• MATERIALS PROVIDED:
——

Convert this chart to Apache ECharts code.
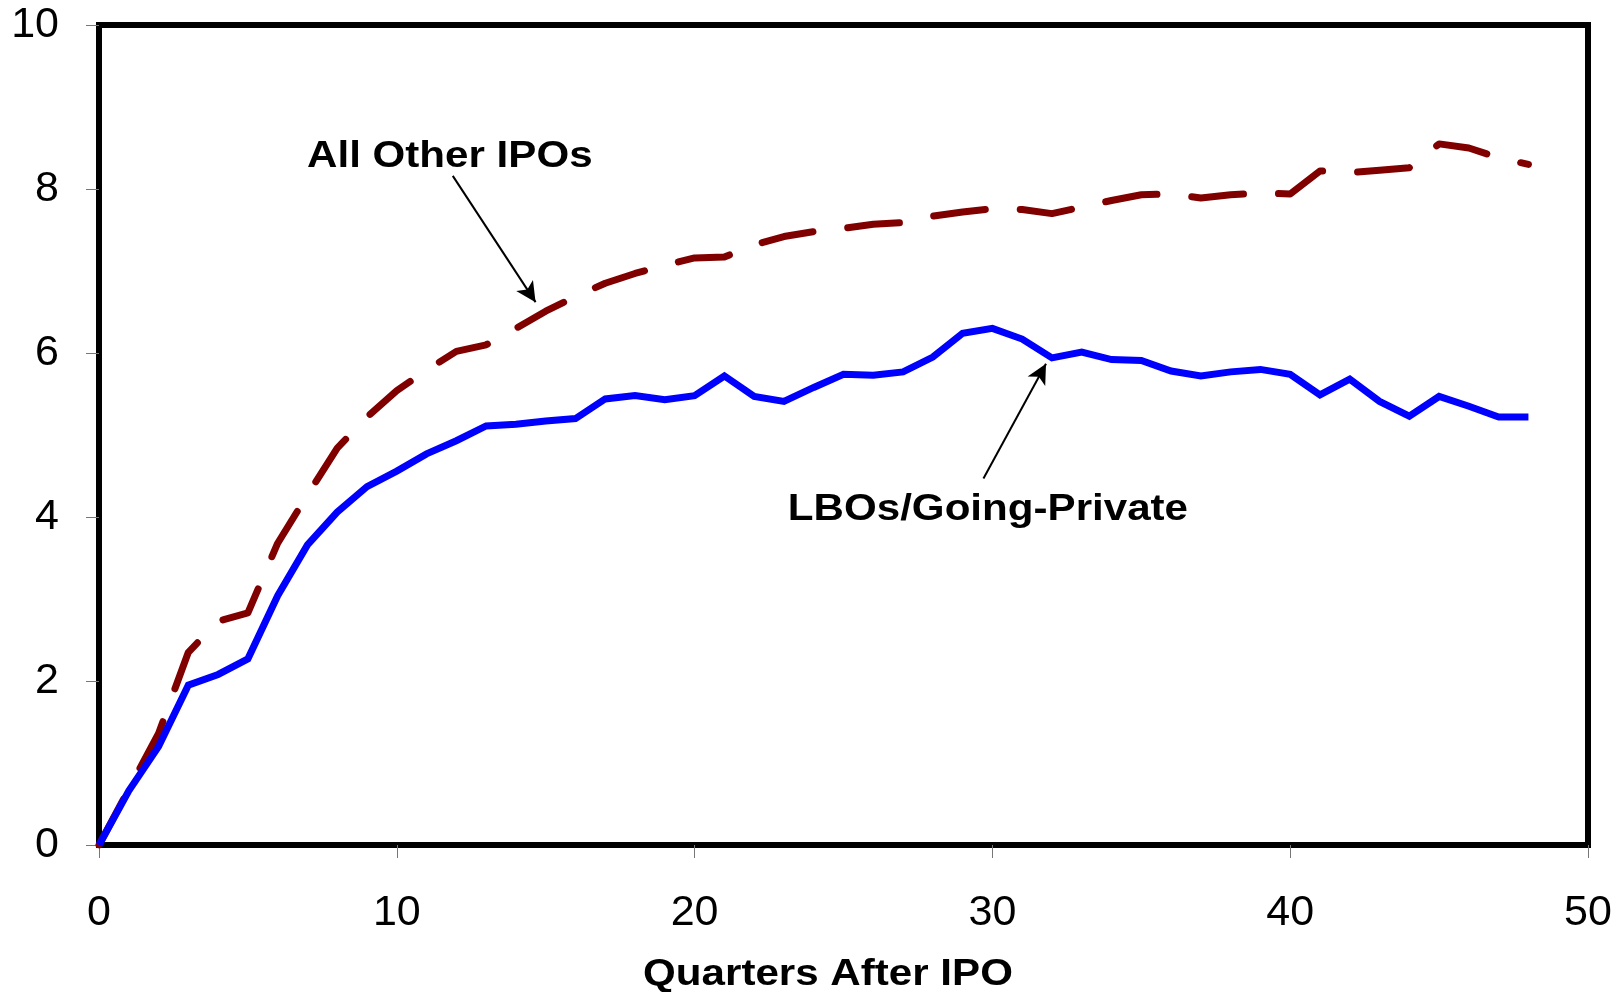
<!DOCTYPE html>
<html>
<head>
<meta charset="utf-8">
<script src="https://cdn.jsdelivr.net/npm/echarts@6/dist/echarts.min.js"></script>
<style>
html,body{margin:0;padding:0;background:#fff;}
#c{width:1623px;height:992px;}
</style>
</head>
<body>
<div id="c"></div>
<script>
// ---- data ----
const quarters = [0,1,2,3,4,5,6,7,8,9,10,11,12,13,14,15,16,17,18,19,20,21,22,23,24,25,26,27,28,29,30,31,32,33,34,35,36,37,38,39,40,41,42,43,44,45,46,47,48];
const allOtherIPOs = [0,0.68,1.36,2.35,2.73,2.83,3.68,4.27,4.84,5.22,5.54,5.79,6.02,6.10,6.30,6.51,6.69,6.85,6.97,7.07,7.16,7.17,7.32,7.42,7.48,7.52,7.57,7.59,7.67,7.72,7.76,7.75,7.70,7.78,7.86,7.93,7.94,7.89,7.93,7.95,7.94,8.22,8.20,8.23,8.26,8.55,8.50,8.38,8.30];
const lbos = [0,0.66,1.20,1.95,2.08,2.27,3.04,3.66,4.06,4.37,4.56,4.77,4.93,5.11,5.13,5.17,5.20,5.44,5.48,5.43,5.48,5.72,5.47,5.41,5.58,5.74,5.73,5.77,5.95,6.24,6.30,6.17,5.94,6.01,5.92,5.91,5.78,5.72,5.77,5.80,5.74,5.49,5.68,5.41,5.23,5.47,5.35,5.22,5.22];
const xTicks = [0,10,20,30,40,50];
const yTicks = [0,2,4,6,8,10];
const seriesNames = ['All Other IPOs','LBOs/Going-Private'];
const xTitle = 'Quarters After IPO';
// annotations in data coordinates
const labelOther = {text:'All Other IPOs', at:[11.78, 8.39]};
const labelLbo = {text:'LBOs/Going-Private', at:[29.85, 4.08]};
const arrowOther = [[11.88, 8.16],[14.66, 6.62]];
const arrowLbo = [[29.7, 4.47],[31.8, 5.87]];

const FONT = '"Liberation Sans", Arial, Helvetica, sans-serif';
const pairs = (ys) => quarters.map((q,i)=>[q, ys[i]]);

const chart = echarts.init(document.getElementById('c'), null, {renderer:'canvas'});
const option = {
  animation:false,
  backgroundColor:'#ffffff',
  grid:{left:99, top:25, right:35, bottom:147, show:true, borderColor:'#000', borderWidth:6, backgroundColor:'transparent'},
  xAxis:{
    type:'value', min:xTicks[0], max:xTicks[xTicks.length-1], interval:10,
    axisLine:{show:false},
    axisTick:{show:true, inside:false, length:13, lineStyle:{color:'#777', width:1}},
    splitLine:{show:false},
    axisLabel:{fontFamily:FONT, fontSize:43, color:'#000', margin:47}
  },
  yAxis:{
    type:'value', min:yTicks[0], max:yTicks[yTicks.length-1], interval:2,
    axisLine:{show:false},
    axisTick:{show:true, inside:false, length:13, lineStyle:{color:'#777', width:1}},
    splitLine:{show:false},
    axisLabel:{fontFamily:FONT, fontSize:43, color:'#000', margin:40}
  },
  series:[
    {
      name:seriesNames[0], type:'line', data:pairs(allOtherIPOs), showSymbol:false, symbol:'none',
      lineStyle:{color:'#800000', width:7, type:[52,35], cap:'round', join:'round'},
      z:2
    },
    {
      name:seriesNames[1], type:'line', data:pairs(lbos), showSymbol:false, symbol:'none',
      lineStyle:{color:'#0000ff', width:7, type:'solid', cap:'butt', join:'miter'},
      z:3
    },
    {
      type:'line', data:[], silent:true, z:4,
      markLine:{
        silent:true, animation:false,
        symbol:['none','arrow'], symbolSize:[15,20],
        label:{show:false},
        lineStyle:{color:'#000', width:2, type:'solid'},
        data:[
          [{coord:arrowOther[0]},{coord:arrowOther[1]}],
          [{coord:arrowLbo[0]},{coord:arrowLbo[1]}]
        ]
      }
    }
  ]
};
chart.setOption(option);

function label(txt, px, py){
  return {type:'text', x:px, y:py, scaleX:1.17, scaleY:1, z:10,
    style:{text:txt, fontFamily:FONT, fontSize:36, fontWeight:'bold', fill:'#000', align:'center', verticalAlign:'middle'}};
}
const p1 = chart.convertToPixel({gridIndex:0}, labelOther.at);
const p2 = chart.convertToPixel({gridIndex:0}, labelLbo.at);
chart.setOption({graphic:[
  label(labelOther.text, p1[0], p1[1]),
  label(labelLbo.text, p2[0], p2[1]),
  label(xTitle, 828, 975)
]});
</script>
</body>
</html>
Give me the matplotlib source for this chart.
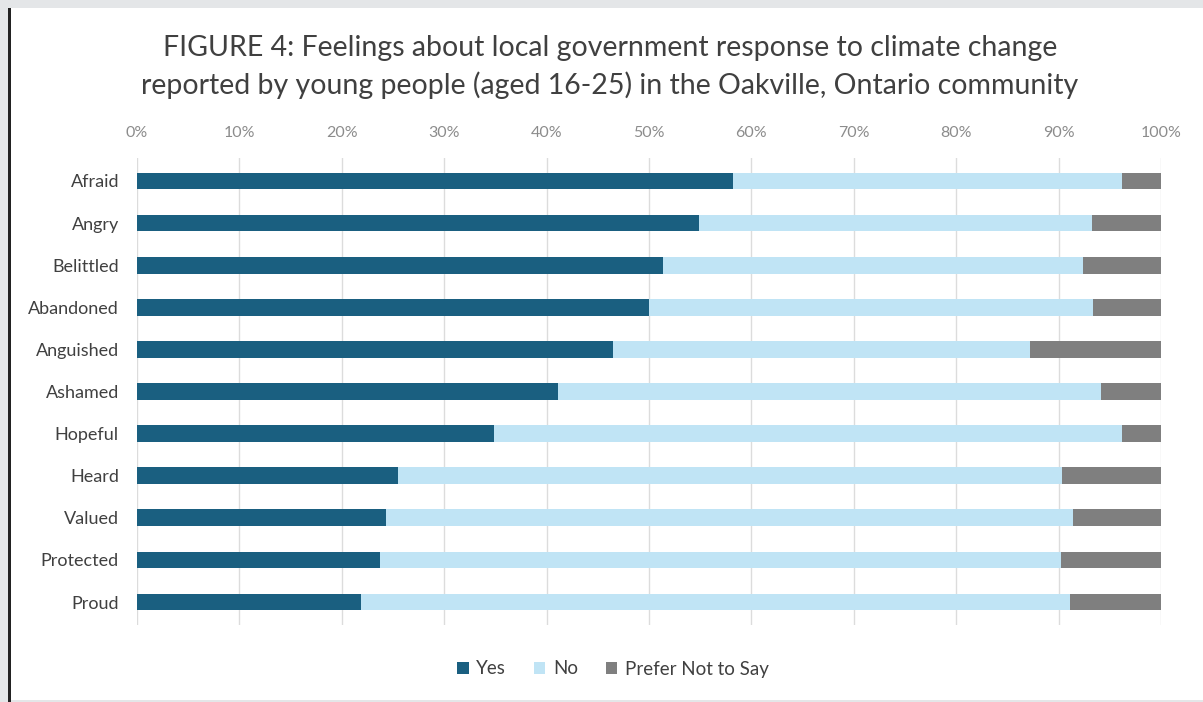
import matplotlib
matplotlib.use("Agg")
import matplotlib.pyplot as plt
from matplotlib.patches import Rectangle
from matplotlib.ticker import PercentFormatter

categories = ["Afraid", "Angry", "Belittled", "Abandoned", "Anguished", "Ashamed",
              "Hopeful", "Heard", "Valued", "Protected", "Proud"]
yes = [58.2, 54.9, 51.4, 50.0, 46.5, 41.1, 34.9, 25.5, 24.3, 23.7, 21.9]
no = [38.0, 38.4, 41.0, 43.4, 40.7, 53.0, 61.3, 64.8, 67.1, 66.5, 69.2]
prefer = [3.8, 6.7, 7.6, 6.6, 12.8, 5.9, 3.8, 9.7, 8.6, 9.8, 8.9]
series_names = ["Yes", "No", "Prefer Not to Say"]
colors = ["#1a5f80", "#c0e4f5", "#7f7f7f"]
ticks = list(range(0, 101, 10))

plt.rcParams['font.family'] = ['Lato', 'DejaVu Sans']

W, H = 1203, 702
fig = plt.figure(figsize=(W / 100, H / 100), dpi=100)
fig.patch.set_facecolor("white")
# outer gray frame and dark left edge
fig.patches.append(Rectangle((0, 1 - 8 / H), 1, 8 / H, transform=fig.transFigure,
                             facecolor="#e4e6e8", edgecolor="none", zorder=0))
fig.patches.append(Rectangle((0, 0), 8 / W, 1, transform=fig.transFigure,
                             facecolor="#e4e6e8", edgecolor="none", zorder=0))
fig.patches.append(Rectangle((8 / W, 0), 3 / W, 1 - 8 / H, transform=fig.transFigure,
                             facecolor="#222222", edgecolor="none", zorder=1))
fig.patches.append(Rectangle((11 / W, 0), 1 - 11 / W, 2 / H, transform=fig.transFigure,
                             facecolor="#e4e6e8", edgecolor="none", zorder=1))

left = 137 / W
right = 1161 / W
top = 1 - 157.8 / H
bottom = 1 - 625.2 / H
ax = fig.add_axes([left, bottom, right - left, top - bottom])

y = list(range(len(categories)))
left_no = yes
left_pref = [a + b for a, b in zip(yes, no)]
bh = 0.4
ax.barh(y, yes, height=bh, color=colors[0], label=series_names[0], zorder=3)
ax.barh(y, no, left=left_no, height=bh, color=colors[1], label=series_names[1], zorder=3)
ax.barh(y, prefer, left=left_pref, height=bh, color=colors[2], label=series_names[2], zorder=3)

ax.set_xlim(0, 100)
ax.set_ylim(len(categories) - 0.45, -0.55)
ax.set_yticks(y)
ax.set_yticklabels(categories, fontsize=13, color="#404040")
ax.set_xticks(ticks)
ax.xaxis.set_major_formatter(PercentFormatter(decimals=0))
ax.xaxis.tick_top()
ax.tick_params(axis="x", length=0, labelsize=11.5, labelcolor="#8c8c8c", pad=13)
ax.tick_params(axis="y", length=0, pad=13)
for s in ax.spines.values():
    s.set_visible(False)
ax.grid(axis="x", color="#dcdcdc", linewidth=1.0, zorder=0)
ax.set_axisbelow(True)

fig.text(610 / W, 1 - 67 / H,
         "FIGURE 4: Feelings about local government response to climate change\n"
         "reported by young people (aged 16-25) in the Oakville, Ontario community",
         ha="center", va="center", fontsize=20.5, color="#404040", linespacing=1.42)

fig.legend(loc="center", bbox_to_anchor=(613 / W, 1 - 669 / H), ncol=3, frameon=False,
           fontsize=13.5, labelcolor="#404040", handlelength=0.6, handleheight=0.6,
           handletextpad=0.4, columnspacing=1.5)

fig.savefig("out.png", dpi=100, facecolor=fig.get_facecolor())
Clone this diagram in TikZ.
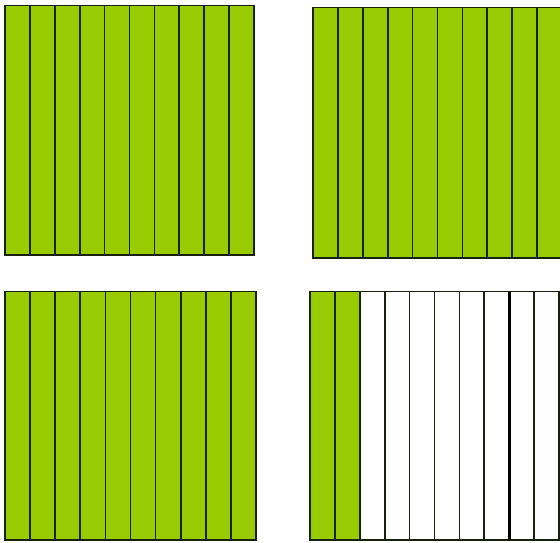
\documentclass[tikz,border=0pt]{standalone}
\definecolor{lime}{RGB}{153,204,0}
\definecolor{edgec}{RGB}{22,34,12}
\begin{document}
\begin{tikzpicture}[x=1pt,y=-1pt, stripline/.style={draw=edgec, line width=1.7pt, line cap=rect}]
\useasboundingbox (0,0) rectangle (560,542);
\fill[white] (0,0) rectangle (560,542);
\begin{scope}
\clip (0,0) rectangle (560,542);
\foreach \x/\y/\w/\h/\ng in {5/5.5/24.9/249.5/10, 313/7.5/24.9/250.5/10, 5/291.5/25.1/248.5/10, 310/291.5/24.9/248.5/2} {
  \fill[lime] (\x,\y) rectangle ({\x+\ng*\w},{\y+\h});
  \foreach \i in {0,...,10} {
    \draw[stripline] ({\x+\i*\w},\y) -- ({\x+\i*\w},{\y+\h});
  }
  \draw[stripline] (\x,\y) -- ({\x+10*\w},\y);
  \draw[stripline] (\x,{\y+\h}) -- ({\x+10*\w},{\y+\h});
}
\draw[draw=black, line width=3.2pt] ({310+8*24.9},291.5) -- ({310+8*24.9},540);
\end{scope}
\end{tikzpicture}
\end{document}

——

Repeat, word for word, the lines of the material above from the one holding "Give me the matplotlib source for this chart." through the one holding "plt.rcParams['font.family'] = ['Lato', 'DejaVu". Leave out pictures.

Give me the matplotlib source for this chart.
import matplotlib
matplotlib.use("Agg")
import matplotlib.pyplot as plt
from matplotlib.patches import Rectangle
from matplotlib.ticker import PercentFormatter

categories = ["Afraid", "Angry", "Belittled", "Abandoned", "Anguished", "Ashamed",
              "Hopeful", "Heard", "Valued", "Protected", "Proud"]
yes = [58.2, 54.9, 51.4, 50.0, 46.5, 41.1, 34.9, 25.5, 24.3, 23.7, 21.9]
no = [38.0, 38.4, 41.0, 43.4, 40.7, 53.0, 61.3, 64.8, 67.1, 66.5, 69.2]
prefer = [3.8, 6.7, 7.6, 6.6, 12.8, 5.9, 3.8, 9.7, 8.6, 9.8, 8.9]
series_names = ["Yes", "No", "Prefer Not to Say"]
colors = ["#1a5f80", "#c0e4f5", "#7f7f7f"]
ticks = list(range(0, 101, 10))

plt.rcParams['font.family'] = ['Lato', 'DejaVu Sans']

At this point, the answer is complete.